IV. Emphasis on select bills

With those goals in mind, I will briefly outline NTU’s thoughts on the immediate pending legislation.

  • HB 418: Broadly speaking, NTU supports the goals of HB 418. The legislation would create a mandatory 401(k) defined contribution plan for state legislators. NTU applauds proposals to institute defined contribution plans. This legislation would also help curb past abuses seen in the pension system where legislators qualified for defined benefit pensions with annual payments exceeding $250,000. Our reservation is that it only applies to a very small group of state employees.
  • HB 551: NTU supports transitioning all new employees to defined contribution plans. While HB 551 takes a small step toward this goal by creating a new optional 401(k) -style pension for new PSERS hires, membership should be mandatory.
  • HB 552: Similarly to HB 551, HB 552 creates an optional defined contribution plan for new SERS hires.
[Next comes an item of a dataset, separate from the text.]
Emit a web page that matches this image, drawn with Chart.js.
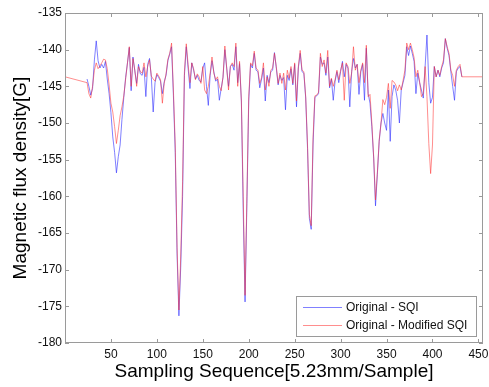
<!DOCTYPE html>
<html>
<head>
<meta charset="utf-8">
<script src="https://cdn.jsdelivr.net/npm/chart.js@4/dist/chart.umd.min.js"></script>
<style>
  body { margin: 0; background: #fff; }
  #wrap { width: 489px; height: 387px; }
</style>
</head>
<body>
<div id="wrap"><canvas id="chart" width="489" height="387"></canvas></div>
<script>
// sampling index of the first value and spacing between values
const firstSample = 24;
const sampleStep = 2;

// Original - SQI
const sqiValues = [
  -144.0, -145.0, -146.2, -145.3, -141.4, -138.8, -141.5, -142.5, -142.0, -142.5,
  -141.6, -144.0, -146.0, -148.6, -151.9, -154.0, -156.8, -154.6, -153.0, -149.5,
  -146.5, -143.8, -141.8, -139.7, -145.6, -141.0, -142.9, -144.6, -142.0, -143.3,
  -143.5, -142.4, -146.4, -142.0, -141.2, -143.8, -148.5, -144.5, -143.4, -143.8,
  -144.3, -146.0, -144.4, -143.5, -141.5, -140.6, -139.6, -146.2, -154.0, -168.0,
  -176.3, -169.5, -160.0, -143.5, -139.6, -142.5, -145.3, -141.8, -142.8, -144.0,
  -143.5, -144.2, -144.4, -142.5, -141.8, -145.0, -147.6, -143.5, -141.5, -143.0,
  -144.3, -144.0, -146.9, -145.3, -143.8, -140.0, -142.5, -145.0, -142.3, -142.0,
  -142.8, -139.6, -144.5, -141.9, -147.0, -162.0, -174.4, -161.0, -147.0, -142.0,
  -142.5, -140.5, -142.8, -143.0, -145.2, -144.0, -142.5, -147.0, -143.5, -144.5,
  -143.0, -142.8, -140.4, -142.5, -144.8, -143.5, -144.2, -143.8, -148.2, -143.5,
  -144.2, -142.6, -144.8, -142.0, -147.8, -142.5, -140.5, -143.0, -143.2, -146.6,
  -153.5, -163.0, -164.5, -153.0, -146.5, -146.3, -146.0, -141.0, -142.0, -141.8,
  -143.5, -141.0, -145.2, -144.0, -146.9, -144.3, -143.0, -144.5, -143.0, -141.6,
  -143.7, -142.0, -142.5, -147.8, -143.0, -141.2, -142.5, -142.0, -146.1, -143.0,
  -142.0, -146.9, -139.8, -146.0, -147.3, -150.5, -154.8, -161.3, -157.0, -152.5,
  -150.0, -148.7, -150.0, -151.0, -145.5, -152.5, -146.4, -144.8, -145.5, -146.9,
  -150.0, -145.5, -144.5, -143.5, -139.6, -140.8, -139.5, -140.5, -141.6, -146.0,
  -143.2, -144.5, -145.5, -146.6, -142.3, -138.0, -144.5, -147.3, -146.5, -142.3,
  -143.7, -142.8, -143.7, -142.5, -141.8, -138.5, -139.8, -140.8, -143.0, -145.0,
  -146.9, -143.0, -142.5, -142.3, -143.7
];

// Original - Modified SQI
const modSqiValues = [
  -144.5, -146.0, -146.6, -145.0, -142.8, -141.8, -142.6, -142.2, -141.8, -141.3,
  -141.4, -142.6, -144.8, -147.3, -148.5, -150.5, -152.8, -151.0, -149.0, -147.8,
  -146.3, -144.0, -141.8, -139.6, -145.0, -141.2, -142.8, -145.0, -142.3, -143.0,
  -143.2, -141.8, -143.7, -142.3, -141.4, -143.6, -144.0, -144.3, -143.2, -143.6,
  -144.1, -147.3, -144.6, -143.3, -141.3, -140.5, -139.1, -145.5, -153.0, -167.0,
  -175.5, -168.0, -158.0, -143.0, -139.2, -142.0, -144.5, -141.8, -142.6, -144.1,
  -143.3, -143.7, -144.6, -142.3, -145.5, -146.0, -145.0, -143.2, -141.0, -143.2,
  -144.1, -143.7, -145.0, -145.6, -143.7, -139.5, -142.5, -145.5, -142.3, -141.8,
  -142.3, -139.1, -145.0, -141.6, -147.0, -160.0, -173.5, -160.0, -146.4, -141.8,
  -142.2, -140.2, -142.5, -142.8, -144.6, -143.8, -141.8, -145.5, -143.7, -145.0,
  -142.8, -142.5, -140.5, -142.3, -144.6, -143.2, -144.6, -143.2, -145.5, -142.8,
  -143.9, -142.3, -144.6, -141.8, -147.0, -142.3, -140.1, -142.8, -143.0, -146.4,
  -153.0, -162.5, -164.0, -152.0, -146.3, -146.2, -145.8, -140.5, -142.3, -141.4,
  -143.2, -140.1, -145.0, -143.9, -145.0, -144.1, -142.8, -144.1, -142.8, -141.8,
  -146.9, -141.8, -142.3, -144.6, -143.2, -139.6, -142.8, -142.0, -144.5, -142.8,
  -141.8, -144.5, -139.4, -146.4, -146.1, -150.0, -154.6, -160.5, -156.8, -152.3,
  -150.0, -146.8, -147.5, -146.5, -144.6, -148.0, -144.2, -144.4, -144.8, -145.6,
  -144.8, -145.5, -144.2, -142.8, -139.1, -140.0, -139.1, -140.0, -141.1, -143.7,
  -142.8, -144.4, -146.4, -146.0, -142.3, -146.4, -152.8, -156.9, -153.0, -142.3,
  -143.7, -142.8, -143.5, -142.3, -141.4, -138.5, -139.6, -140.5, -142.8, -143.5,
  -145.0, -142.8, -142.3, -142.0, -143.7
];

// the modified series is held flat outside the measured range
const modSqiPad = -143.7;

const xTicks = [50, 100, 150, 200, 250, 300, 350, 400, 450];
const yTicks = [-180, -175, -170, -165, -160, -155, -150, -145, -140, -135];
const xMin = 0, xMax = 455;
const yMin = -180, yMax = -135;

const seriesLabels = ['Original - SQI', 'Original - Modified SQI'];
const seriesColors = ['rgba(50,50,255,0.62)', 'rgba(255,50,50,0.55)'];

const fontFamily = "'Liberation Sans', Arial, Helvetica, sans-serif";
const frameColor = '#9a9a9a';

function toPoints(values) {
  return values.map((v, i) => ({x: firstSample + i * sampleStep, y: v}));
}

const sqiPoints = toPoints(sqiValues);
const modSqiPoints = [{x: xMin, y: modSqiPad}]
  .concat(toPoints(modSqiValues))
  .concat([{x: xMax, y: modSqiPad}]);

// box round the plot with inward tick marks, like the original figure
const frameTicks = {
  id: 'frameTicks',
  afterDatasetsDraw(chart) {
    const {ctx, chartArea: a, scales: {x, y}} = chart;
    const len = 4;
    ctx.save();
    ctx.strokeStyle = frameColor;
    ctx.lineWidth = 1;
    ctx.strokeRect(Math.round(a.left) + 0.5, Math.round(a.top) + 0.5,
      Math.round(a.right - a.left) - 1, Math.round(a.bottom - a.top) - 1);
    ctx.beginPath();
    xTicks.forEach(v => {
      const px = Math.round(x.getPixelForValue(v)) + 0.5;
      ctx.moveTo(px, a.bottom);
      ctx.lineTo(px, a.bottom - len);
      ctx.moveTo(px, a.top);
      ctx.lineTo(px, a.top + len);
    });
    yTicks.forEach(v => {
      const py = Math.round(y.getPixelForValue(v)) + 0.5;
      ctx.moveTo(a.left, py);
      ctx.lineTo(a.left + len, py);
      ctx.moveTo(a.right, py);
      ctx.lineTo(a.right - len, py);
    });
    ctx.stroke();
    ctx.restore();
  }
};

// legend box in the lower right corner of the plot
const boxLegend = {
  id: 'boxLegend',
  afterDraw(chart) {
    const {ctx, chartArea: a} = chart;
    const w = 180, h = 40;
    const left = a.right - w - 7, top = a.bottom - h - 7;
    ctx.save();
    ctx.fillStyle = '#fff';
    ctx.fillRect(left, top, w, h);
    ctx.strokeStyle = frameColor;
    ctx.lineWidth = 1;
    ctx.strokeRect(left + 0.5, top + 0.5, w, h);
    ctx.font = '12px ' + fontFamily;
    ctx.textBaseline = 'middle';
    chart.data.datasets.forEach((ds, i) => {
      const yy = top + 11.5 + i * 18;
      ctx.strokeStyle = ds.borderColor;
      ctx.beginPath();
      ctx.moveTo(left + 7, yy);
      ctx.lineTo(left + 46, yy);
      ctx.stroke();
      ctx.fillStyle = '#111';
      ctx.fillText(ds.label, left + 50, yy);
    });
    ctx.restore();
  }
};

new Chart(document.getElementById('chart'), {
  type: 'line',
  data: {
    datasets: [
      {
        label: seriesLabels[0],
        data: sqiPoints,
        borderColor: seriesColors[0],
        borderWidth: 1,
        pointRadius: 0,
        tension: 0,
        order: 1,
      },
      {
        label: seriesLabels[1],
        data: modSqiPoints,
        borderColor: seriesColors[1],
        borderWidth: 1,
        pointRadius: 0,
        tension: 0,
        order: 0,
      },
    ]
  },
  options: {
    responsive: false,
    animation: false,
    devicePixelRatio: 1,
    layout: {padding: {left: 0, right: 6, top: 13, bottom: 0}},
    plugins: {
      legend: {display: false},
      tooltip: {enabled: false},
    },
    scales: {
      x: {
        type: 'linear',
        min: xMin,
        max: xMax,
        grid: {display: false, drawTicks: false},
        border: {display: false},
        afterBuildTicks: scale => { scale.ticks = xTicks.map(v => ({value: v})); },
        afterFit: scale => {
          scale.height = 44;
          scale.paddingLeft = 0;
          scale.paddingRight = 0;
        },
        ticks: {
          padding: 4,
          color: '#111',
          maxRotation: 0,
          autoSkip: false,
          font: {family: fontFamily, size: 12},
        },
        title: {
          display: true,
          text: 'Sampling Sequence[5.23mm/Sample]',
          color: '#000',
          font: {family: fontFamily, size: 19},
          padding: {top: 0, bottom: 4},
        },
      },
      y: {
        type: 'linear',
        min: yMin,
        max: yMax,
        grid: {display: false, drawTicks: false},
        border: {display: false},
        afterBuildTicks: scale => { scale.ticks = yTicks.map(v => ({value: v})); },
        afterFit: scale => {
          scale.width = 65;
          scale.paddingTop = 0;
          scale.paddingBottom = 0;
        },
        ticks: {
          padding: 3,
          color: '#111',
          autoSkip: false,
          font: {family: fontFamily, size: 12},
        },
        title: {
          display: true,
          text: 'Magnetic flux density[G]',
          color: '#000',
          font: {family: fontFamily, size: 19},
          padding: {top: 9, bottom: 0},
        },
      },
    },
  },
  plugins: [frameTicks, boxLegend],
});
</script>
</body>
</html>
Unfortunately, as the plan is voluntary, it is unlikely to attract the necessary enrollment to yield significant savings to the state. Such plans need to be obligatory, for the sake of taxpayers as well as the long-term retirement security of government employees in the Commonwealth.
  • HB 1676: NTU does not support HB 1676. This legislation would create a new “cash balance” scheme that would function much in the way the current defined benefit plans do. While potentially cheaper than the current system, HB 1676 contains many of the same failings plaguing SERS.
  • HB 1677: NTU’s concerns about HB 1677 are similar to those surrounding HB 1676. Both bills effectively create the equivalent of mere ledger entries for each employee’s benefits, rather than tackle the underlying issues of long-term plan solvency or provide true individual ownership of retirement assets to every worker.
  • HB 2200: HB 2200 is an improvement over HB 418 in that it would require all legislative branch employees, not just elected Members of the General Assembly, to participate in a defined contribution plan.

 

V. Conclusion

Chairman Metcalfe and Members of the Committee, Pennsylvania’s taxpayers are grateful for your willingness to explore government retirement issues. NTU and its Members are likewise grateful for the forum you have provided for my remarks today. This will no doubt continue to be an important debate moving forward. I stand ready to answer any questions you may have.